*Your goal*. Select, from the material below, each line with "this" in it.

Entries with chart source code
···

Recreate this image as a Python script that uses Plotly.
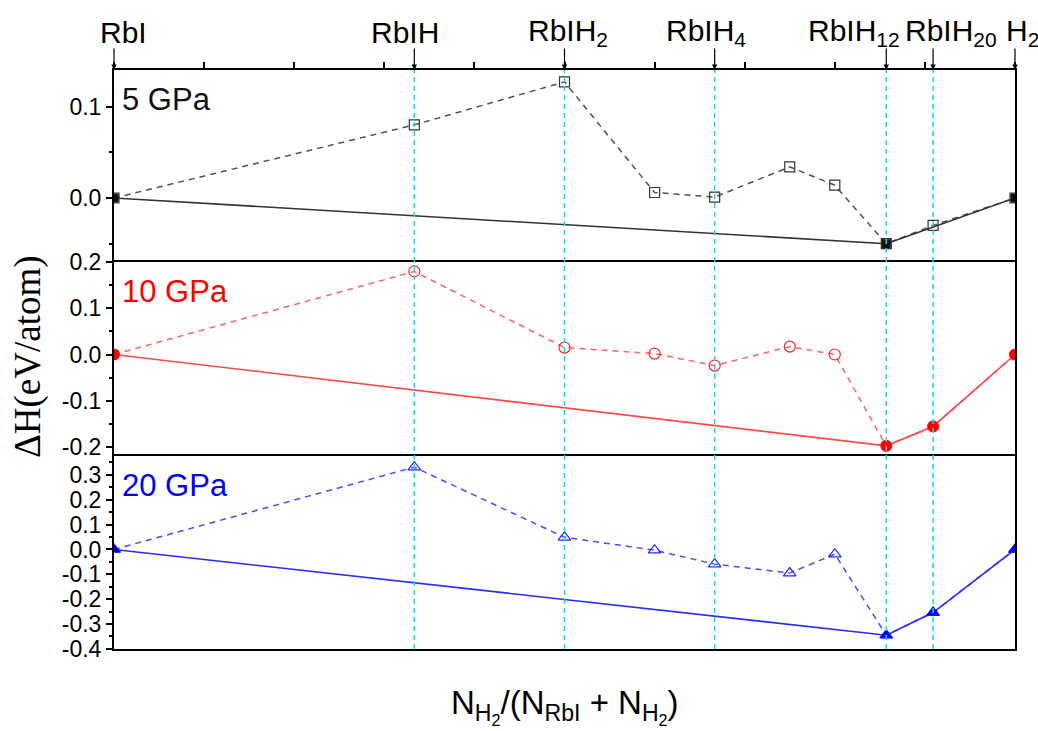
import plotly.graph_objects as go

# Composition x = N_H2 / (N_RbI + N_H2)
compounds = ["RbI", "RbIH", "RbIH2", "RbIH3", "RbIH4", "RbIH6", "RbIH8", "RbIH12", "RbIH20", "H2"]
x_frac = [0, 1/3, 1/2, 3/5, 2/3, 3/4, 4/5, 6/7, 10/11, 1]

# Formation enthalpies (eV/atom)
dh_5gpa = [0.0, 0.080, 0.127, 0.006, 0.001, 0.034, 0.014, -0.050, -0.030, 0.0]
dh_10gpa = [0.0, 0.180, 0.015, 0.002, -0.024, 0.017, 0.000, -0.198, -0.156, 0.0]
dh_20gpa = [0.0, 0.331, 0.049, -0.003, -0.059, -0.095, -0.019, -0.345, -0.254, 0.0]

# Phases on the convex hull at each pressure
hull_5gpa = ["RbI", "RbIH12", "H2"]
hull_10gpa = ["RbI", "RbIH12", "RbIH20", "H2"]
hull_20gpa = ["RbI", "RbIH12", "RbIH20", "H2"]

# Top-axis composition labels
top_names = ["RbI", "RbIH", "RbIH2", "RbIH4", "RbIH12", "RbIH20", "H2"]
top_labels = ["RbI", "RbIH", "RbIH<sub>2</sub>", "RbIH<sub>4</sub>", "RbIH<sub>12</sub>",
              "RbIH<sub>20</sub>", "H<sub>2</sub>"]
top_label_shift = [-16, -45, -39, -51, -80, -30, -11]
guide_names = ["RbIH", "RbIH2", "RbIH4", "RbIH12", "RbIH20"]

# y tick labels per panel
ticks_5 = [0.1, 0.0]
ticks_10 = [0.2, 0.1, 0.0, -0.1, -0.2]
ticks_20 = [0.3, 0.2, 0.1, 0.0, -0.1, -0.2, -0.3, -0.4]

W, H = 1038, 731
FONT = "Liberation Sans, Arial, sans-serif"
x_dom = [114 / W, 1015 / W]
y_edges = [70, 262, 456, 649]
ydoms = [[1 - y_edges[i + 1] / H, 1 - y_edges[i] / H] for i in range(3)]

xpos = dict(zip(compounds, x_frac))

panels = [
    dict(name="5 GPa", dh=dh_5gpa, hull=hull_5gpa, color="#111111", line="#333333",
         open_sym="square-open", fill_sym="square", osize=10, fsize=9,
         rng=[-0.07, 0.14], ticks=ticks_5),
    dict(name="10 GPa", dh=dh_10gpa, hull=hull_10gpa, color="#ff0000", line="#ff4a4a",
         open_sym="circle-open", fill_sym="circle", osize=11, fsize=11,
         rng=[-0.22, 0.2005], ticks=ticks_10),
    dict(name="20 GPa", dh=dh_20gpa, hull=hull_20gpa, color="#0000ff", line="#2b2bff",
         open_sym="triangle-up-open", fill_sym="triangle-up", osize=11, fsize=12,
         rng=[-0.4005, 0.376], ticks=ticks_20),
]

fig = go.Figure()
annotations = []
shapes = []
layout = dict(
    template="none",
    width=W, height=H, autosize=False,
    margin=dict(l=0, r=0, t=0, b=0, pad=0),
    paper_bgcolor="white", plot_bgcolor="white",
    showlegend=False,
    font=dict(family=FONT, size=23, color="black"),
)

for i, p in enumerate(panels):
    k = "" if i == 0 else str(i + 1)
    xa, ya = "x" + k, "y" + k
    dh = p["dh"]
    # all computed structures, dashed
    fig.add_trace(go.Scatter(
        x=x_frac, y=dh, xaxis=xa, yaxis=ya, mode="lines+markers",
        line=dict(color=p["line"], width=1.5, dash="6px,5px"),
        marker=dict(symbol=p["open_sym"], size=p["osize"], color=p["color"],
                    line=dict(width=1.2, color=p["color"])),
        opacity=0.85,
    ))
    # convex hull, solid
    hx = [xpos[c] for c in p["hull"]]
    hy = [dh[compounds.index(c)] for c in p["hull"]]
    fig.add_trace(go.Scatter(
        x=hx, y=hy, xaxis=xa, yaxis=ya, mode="lines+markers",
        line=dict(color=p["line"], width=1.6),
        marker=dict(symbol=p["fill_sym"], size=p["fsize"], color=p["color"],
                    line=dict(width=0)),
    ))
    top = i == 0
    last = i == 2
    layout["xaxis" + k] = dict(
        domain=x_dom, range=[0, 1], anchor=ya, side="bottom" if last else "top",
        showline=True, linecolor="black", linewidth=2, mirror=last,
        showgrid=False, zeroline=False, automargin=False,
        ticks="outside" if top else "", ticklen=6, tickwidth=1.5, tickcolor="black",
        tickmode="linear", tick0=0, dtick=0.1, showticklabels=False,
        **({} if top else dict(matches="x")),
    )
    layout["yaxis" + k] = dict(
        domain=ydoms[i], range=p["rng"], anchor=xa,
        showline=True, linecolor="black", linewidth=2, mirror=True,
        showgrid=False, zeroline=False, automargin=False,
        ticks="outside", ticklen=6, tickwidth=1.5, tickcolor="black",
        tickmode="array", tickvals=p["ticks"],
        ticktext=[f"{v:.1f}" for v in p["ticks"]],
        tickfont=dict(family=FONT, size=23, color="black"),
        minor=dict(ticks="outside", ticklen=3, tickwidth=1.5, tickcolor="black",
                   tickmode="linear", tick0=0.05, dtick=0.1),
    )
    annotations.append(dict(
        text=p["name"], xref="paper", yref="paper",
        x=120 / W, xanchor="left", y=1 - (y_edges[i] + 29) / H, yanchor="middle",
        showarrow=False, font=dict(family=FONT, size=31, color=p["color"]),
    ))

# guide lines at the named compositions
for c in guide_names:
    shapes.append(dict(
        type="line", xref="x", yref="paper", x0=xpos[c], x1=xpos[c],
        y0=ydoms[2][0], y1=ydoms[0][1],
        line=dict(color="#00e1ee", width=1.5, dash="5px,4px"), layer="above",
    ))

# arrows and labels along the top axis
for name, lab, sh in zip(top_names, top_labels, top_label_shift):
    annotations.append(dict(
        x=xpos[name], xref="x", y=ydoms[0][1], yref="paper", text="",
        showarrow=True, ax=0, ay=-23, arrowhead=2, arrowsize=0.9,
        arrowwidth=1.2, arrowcolor="black", standoff=0,
    ))
    annotations.append(dict(
        x=xpos[name], xref="x", xshift=sh, xanchor="left",
        y=1 - 32 / H, yref="paper", yanchor="middle", text=lab,
        showarrow=False, font=dict(family=FONT, size=30, color="black"),
    ))

# axis titles
annotations.append(dict(
    text="ΔH(eV/atom)", xref="paper", yref="paper", x=28 / W, y=1 - 357 / H,
    xanchor="center", yanchor="middle", textangle=-90, showarrow=False,
    font=dict(family="Liberation Serif, Times New Roman, serif", size=37, color="black"),
))
annotations.append(dict(
    text="N<sub>H<sub>2</sub></sub>/(N<sub>RbI</sub> + N<sub>H<sub>2</sub></sub>)",
    xref="paper", yref="paper", x=(x_dom[0] + x_dom[1]) / 2, y=1 - 706 / H,
    xanchor="center", yanchor="middle", showarrow=False,
    font=dict(family=FONT, size=33, color="black"),
))

layout["annotations"] = annotations
layout["shapes"] = shapes
fig.update_layout(**layout)
fig.write_html("out.html")
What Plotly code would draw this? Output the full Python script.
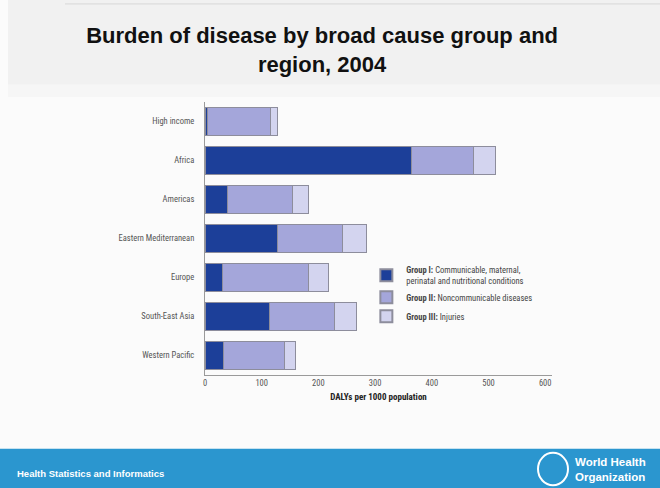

···

*Full response*.
Recreate this image as a Python script that uses Plotly.
What Plotly code would draw this? Output the full Python script.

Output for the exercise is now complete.